Nobody buys from people they’ve never heard of, or do they?

Back in the “olden days” when you would never get fired for buying IBM, companies spent a huge amount of money generating the brand awareness and brand trust that meant they would be considered as “an IBM brand”. Today, things have changed somewhat and people will buy from brands they’ve never heard of. There is, however, a big proviso in that purchase.

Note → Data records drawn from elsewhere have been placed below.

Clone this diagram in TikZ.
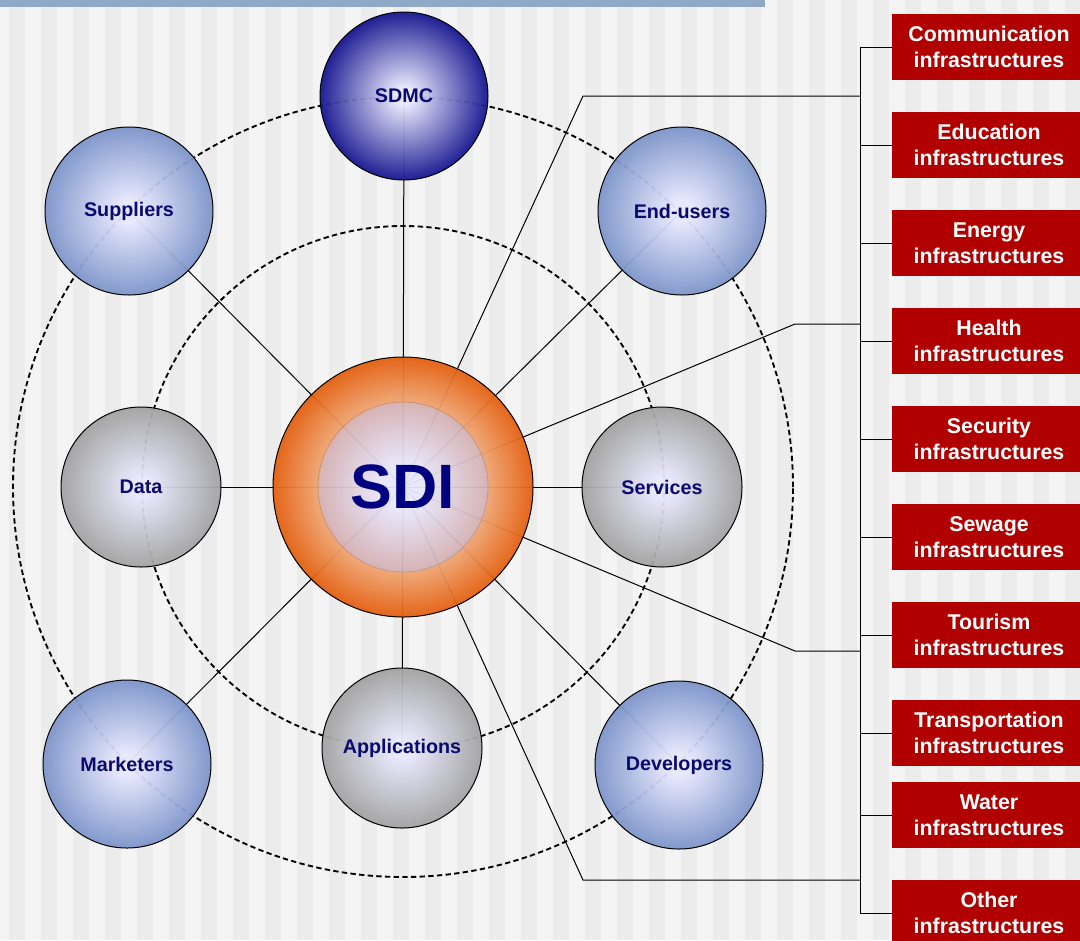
\documentclass[tikz,border=0pt]{standalone}
\usepackage{fontspec}
\setmainfont{Liberation Sans}
\usepackage{tikz}

\definecolor{stripelight}{HTML}{F4F4F4}
\definecolor{stripedark}{HTML}{ECECEC}
\definecolor{barblue}{HTML}{8EAAC6}
\definecolor{infrared}{HTML}{B00000}
\definecolor{labelblue}{HTML}{0A0A6E}
\definecolor{sdiblue}{HTML}{000080}
\definecolor{ballcore}{HTML}{E9E9FF}
\definecolor{balledge}{HTML}{7C94CA}
\definecolor{greyedge}{HTML}{A2A2A2}
\definecolor{navyedge}{HTML}{13138F}
\definecolor{sdimid}{HTML}{D5B1B3}
\definecolor{sdiring}{HTML}{F0A471}
\definecolor{sdiedge}{HTML}{E45E0D}

\pgfdeclareradialshading{blueball}{\pgfpoint{0bp}{0bp}}{color(0bp)=(ballcore); color(3bp)=(ballcore); color(25bp)=(balledge); color(50bp)=(balledge)}
\pgfdeclareradialshading{navyball}{\pgfpoint{0bp}{0bp}}{color(0bp)=(ballcore); color(2.5bp)=(ballcore); color(25bp)=(navyedge); color(50bp)=(navyedge)}
\pgfdeclareradialshading{greyball}{\pgfpoint{0bp}{0bp}}{color(0bp)=(ballcore); color(3bp)=(ballcore); color(25bp)=(greyedge); color(50bp)=(greyedge)}
\pgfdeclareradialshading{sdiball}{\pgfpoint{0bp}{0bp}}{color(0bp)=(ballcore); color(4bp)=(ballcore); color(16.2bp)=(sdimid); color(16.4bp)=(sdiring); color(25bp)=(sdiedge); color(50bp)=(sdiedge)}

\pgfdeclarelayer{bg}
\pgfsetlayers{bg,main}

\begin{document}
\begin{tikzpicture}
	[x=0.75pt, y=-0.75pt,
	ball node/.style={circle, draw=black, line width=0.75pt, inner sep=0pt, fill opacity=0.94, text opacity=1, text=labelblue, font=\fontsize{14.8}{16}\selectfont\bfseries},
	blue node/.style={ball node, minimum size=126pt, shading=blueball},
	navy node/.style={ball node, minimum size=126pt, shading=navyball},
	grey node/.style={ball node, minimum size=120pt, shading=greyball},
	sdi node/.style={ball node, minimum size=195pt, shading=sdiball, text=sdiblue, font=\fontsize{47}{50}\selectfont\bfseries},
	infra node/.style={rectangle, fill=infrared, text=white, minimum width=145.5pt, minimum height=49.5pt, inner sep=0pt, align=center, font=\fontsize{16}{19.5}\selectfont\bfseries},
	link/.style={black, line width=0.75pt},
	ring/.style={black, line width=1.4pt, dash pattern=on 4pt off 2.5pt}]

	\useasboundingbox (0,0) rectangle (1080,940);

	%striped background and top bar
	\begin{pgfonlayer}{bg}
		\fill[stripelight] (0,0) rectangle (1080,940);
		\foreach \k in {0,1,...,33}{
			\fill[stripedark] (9+32*\k,0) rectangle ++(16,940);
		}
		\fill[barblue] (0,0) rectangle (765,7);
	\end{pgfonlayer}

	%centre and the balls round it
	\node[sdi node] (sdi) at (403,487) {SDI};
	\draw[sdimid!60!black, line width=0.5pt, opacity=0.4] (sdi.center) circle[radius=63.75pt];
	\node[navy node] (sdmc) at (404,96) {SDMC};
	\foreach \name/\lbl/\x/\y in {suppliers/Suppliers/129/211, endusers/End-users/682/211, marketers/Marketers/127/764, developers/Developers/679/765}{
		\node[blue node] (\name) at (\x,\y) {\lbl};
	}
	\foreach \name/\lbl/\x/\y in {data/Data/141/487, services/Services/662/487, apps/Applications/402/748}{
		\node[grey node] (\name) at (\x,\y) {\lbl};
	}

	%infrastructure boxes
	\foreach \name/\lbl/\y in {comm/Communication/47, edu/Education/145, energy/Energy/243, health/Health/341, security/Security/439, sewage/Sewage/537, tourism/Tourism/635, transport/Transportation/733, water/Water/815, other/Other/913}{
		\node[infra node] (\name) at (989,\y) {\lbl\\infrastructures};
	}

	\coordinate (bus) at (860,0);
	\coordinate (k1) at (583,96);
	\coordinate (k2) at (795,324);
	\coordinate (k3) at (795,651);
	\coordinate (k4) at (583,880);

	\begin{pgfonlayer}{bg}
		%dashed rings
		\draw[ring] (sdi.center) circle[radius=195.75pt];
		\draw[ring] (sdi.center) circle[radius=292.5pt];
		%spokes
		\foreach \name in {sdmc,suppliers,endusers,data,services,apps,marketers,developers}{
			\draw[link] (sdi.center) -- (\name.center);
		}
		%lines to the bus
		\foreach \k in {k1,k2,k3,k4}{
			\draw[link] (sdi.center) -- (\k) -- (\k -| bus);
		}
	\end{pgfonlayer}

	\draw[link] (comm.west -| bus) -- (other.west -| bus);
	\foreach \name in {comm,edu,energy,health,security,sewage,tourism,transport,water,other}{
		\draw[link] (\name.west -| bus) -- (\name.west);
	}
\end{tikzpicture}
\end{document}
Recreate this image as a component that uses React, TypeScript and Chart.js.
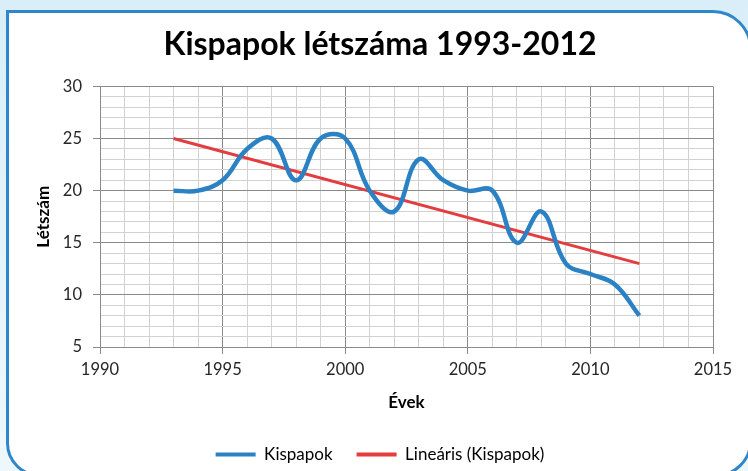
import React, { useEffect, useRef } from 'react';
import { Chart, registerables } from 'chart.js';

Chart.register(...registerables);

// ---- data ----
const years = [1993, 1994, 1995, 1996, 1997, 1998, 1999, 2000, 2001, 2002, 2003, 2004, 2005, 2006, 2007, 2008, 2009, 2010, 2011, 2012];
const kispapok = [20, 20, 21, 24, 25, 21, 25, 25, 20, 18, 23, 21, 20, 20, 15, 18, 13, 12, 11, 8];
const trendYears = [1993, 2012];
const trendValues = [25, 13];

const xMin = 1990;
const xMax = 2015;
const yMin = 5;
const yMax = 30;

const chartTitle = 'Kispapok létszáma 1993-2012';
const xTitle = 'Évek';
const yTitle = 'Létszám';
const seriesLabel = 'Kispapok';
const trendLabel = 'Lineáris (Kispapok)';

// ---- styles ----
const BLUE = '#2a82c4';
const RED = '#e33d3f';
const MAJOR = '#8a8a8a';
const MINOR = '#d2d2d2';
const TEXT = '#262626';
const FONT = 'Lato';

export default function App() {
  const ref = useRef<HTMLCanvasElement>(null);

  useEffect(() => {
    const isMajor = (c: any) => c.tick && Math.round(c.tick.value) % 5 === 0;
    const chart = new Chart(ref.current as HTMLCanvasElement, {
      type: 'line',
      data: {
        datasets: [
          {
            label: seriesLabel,
            data: years.map((x, i) => ({ x, y: kispapok[i] })),
            borderColor: BLUE,
            backgroundColor: BLUE,
            borderWidth: 4.5,
            pointRadius: 0,
            tension: 0.4,
            fill: false,
          },
          {
            label: trendLabel,
            data: trendYears.map((x, i) => ({ x, y: trendValues[i] })),
            borderColor: RED,
            backgroundColor: RED,
            borderWidth: 3,
            pointRadius: 0,
            tension: 0,
            fill: false,
          },
        ],
      },
      options: {
        responsive: false,
        animation: false,
        devicePixelRatio: 1,
        layout: { padding: { left: 47, right: 47, top: 0, bottom: 0 } },
        plugins: {
          title: {
            display: true,
            text: chartTitle,
            color: '#000',
            font: { family: FONT, size: 32, weight: 'bold' },
            padding: { top: 25.5, bottom: 22.5 },
          },
          legend: {
            position: 'bottom',
            labels: {
              boxWidth: 40,
              boxHeight: 4,
              padding: 24,
              color: TEXT,
              font: { family: FONT, size: 17 },
              generateLabels: (ch: any) =>
                ch.data.datasets.map((ds: any, i: number) => ({
                  text: ds.label,
                  fillStyle: ds.borderColor,
                  strokeStyle: ds.borderColor,
                  lineWidth: 0,
                  hidden: false,
                  datasetIndex: i,
                })),
            },
          },
          tooltip: { enabled: false },
        },
        scales: {
          x: {
            type: 'linear',
            min: xMin,
            max: xMax,
            ticks: {
              stepSize: 1,
              autoSkip: false,
              maxRotation: 0,
              padding: 6,
              color: TEXT,
              font: { family: FONT, size: 16.5 },
              callback: (v: any) => (Math.round(v) % 5 === 0 ? String(v) : ''),
            },
            grid: {
              color: (c: any) => (isMajor(c) ? MAJOR : MINOR),
              tickColor: (c: any) => (isMajor(c) ? MAJOR : 'rgba(0,0,0,0)'),
              tickLength: 7,
            },
            border: { color: MAJOR },
            title: {
              display: true,
              text: xTitle,
              color: '#000',
              font: { family: FONT, size: 17, weight: 'bold' },
              padding: { top: 0, bottom: 9 },
            },
            afterFit: (s: any) => {
              s.height = 75;
            },
          },
          y: {
            type: 'linear',
            min: yMin,
            max: yMax,
            ticks: {
              stepSize: 1,
              autoSkip: false,
              padding: 11,
              color: TEXT,
              font: { family: FONT, size: 16.5 },
              callback: (v: any) => (Math.round(v) % 5 === 0 ? String(v) : ''),
            },
            grid: {
              color: (c: any) => (isMajor(c) ? MAJOR : MINOR),
              tickColor: (c: any) => (isMajor(c) ? MAJOR : 'rgba(0,0,0,0)'),
              tickLength: 7,
            },
            border: { color: MAJOR },
            title: {
              display: true,
              text: yTitle,
              color: '#000',
              font: { family: FONT, size: 17, weight: 'bold' },
              padding: { top: -14, bottom: 0 },
            },
            afterFit: (s: any) => {
              s.width = 53;
            },
          },
        },
      } as any,
    });
    return () => chart.destroy();
  }, []);

  return (
    <div
      style={{
        position: 'fixed',
        left: 0,
        top: 0,
        width: 748,
        height: 471,
        overflow: 'hidden',
        background: 'linear-gradient(#d9eef8, #eef8fc)',
      }}
    >
      <div
        style={{
          position: 'absolute',
          left: 6,
          top: 10,
          width: 746,
          height: 467,
          boxSizing: 'border-box',
          border: '3px solid #2f87ca',
          borderRadius: '0 39px 36px 34px',
          background: '#fff',
        }}
      />
      <canvas
        ref={ref}
        width={760}
        height={473}
        style={{ position: 'absolute', left: 0, top: 0, display: 'block' }}
      />
    </div>
  );
}
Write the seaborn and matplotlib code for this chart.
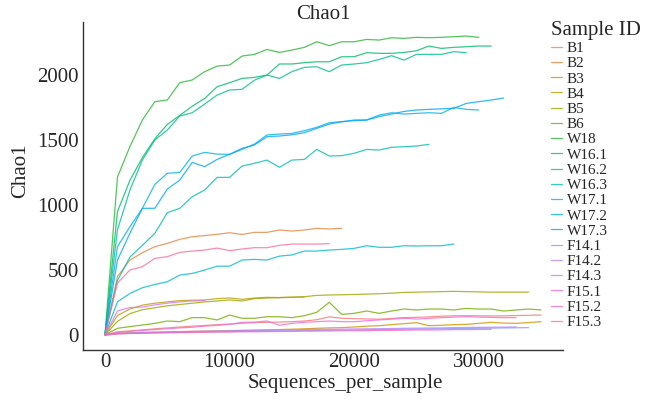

There has to be a very low level of perceived risk. Let’s look at some examples to explain what I mean.

Tertiary Brands

Back in the 90’s, the supermarkets started introducing what they called tertiary brands. These were the precursors to the value ranges that most of the supermarkets went on to develop. The tertiary brands were cheap versions of either branded or own-brand products. They would be very cheap and so, even if they didn’t taste particularly nice, you, as a consumer, hadn’t lost much. In the minds of the buyers of these products, there was a perceived monetary loss, but only a small one and so many people bought these products. They, no doubt, believed that the supermarkets wouldn’t sell anything that was that bad.

The Nokia 3310

nokia 3310With the Nokia 3310 making a comeback, it reminds of the days when that phone was de rigeur. Even in the days before Facebook and Instagram, you really weren’t cool if you had a Sony Ericsson phone. However, many people (including yours truly) bought something without the Nokia badge on it and risked what our friends would say. Personally, I rarely run with the crowd and so that was my main reason for not buying a 3310.

Amazon

Amazon now enables 1000’s of brands that few have ever heard of to offer their products to the marketplace. There are very few products that you cannot find on Amazon.  In the same vein, Ebay allows us to buy from people we’ve never heard of, never mine brands.  £millions are spent every day on both new and secondhand products where we have no clue whether they are going to be any good, or even work.  Luckily for us, the peer reviews fellow purchasers provide allow us to reduce the risk in our minds before pressing “Add to Basket”.

So what do all of these have in common?

They met a need in the market at the time, either now or in the past.

Do you meet a need?

When a decision maker is considering purchasing from you for the first time, your marketing has to do the following:

  1. Show that you help them resolve a need
  2. Reduce the level of perceived risk to an acceptable level.

Reducing perceived risk

In a B2B market, price is a factor, but rarely the sole factor. The old adage still fits: “There is good, quick and cheap.  You can have any two, but not all three”.

Price is going to help, but to me the key factor is proof.  Show your target audience the evidence you have that shows you can deliver on their needs.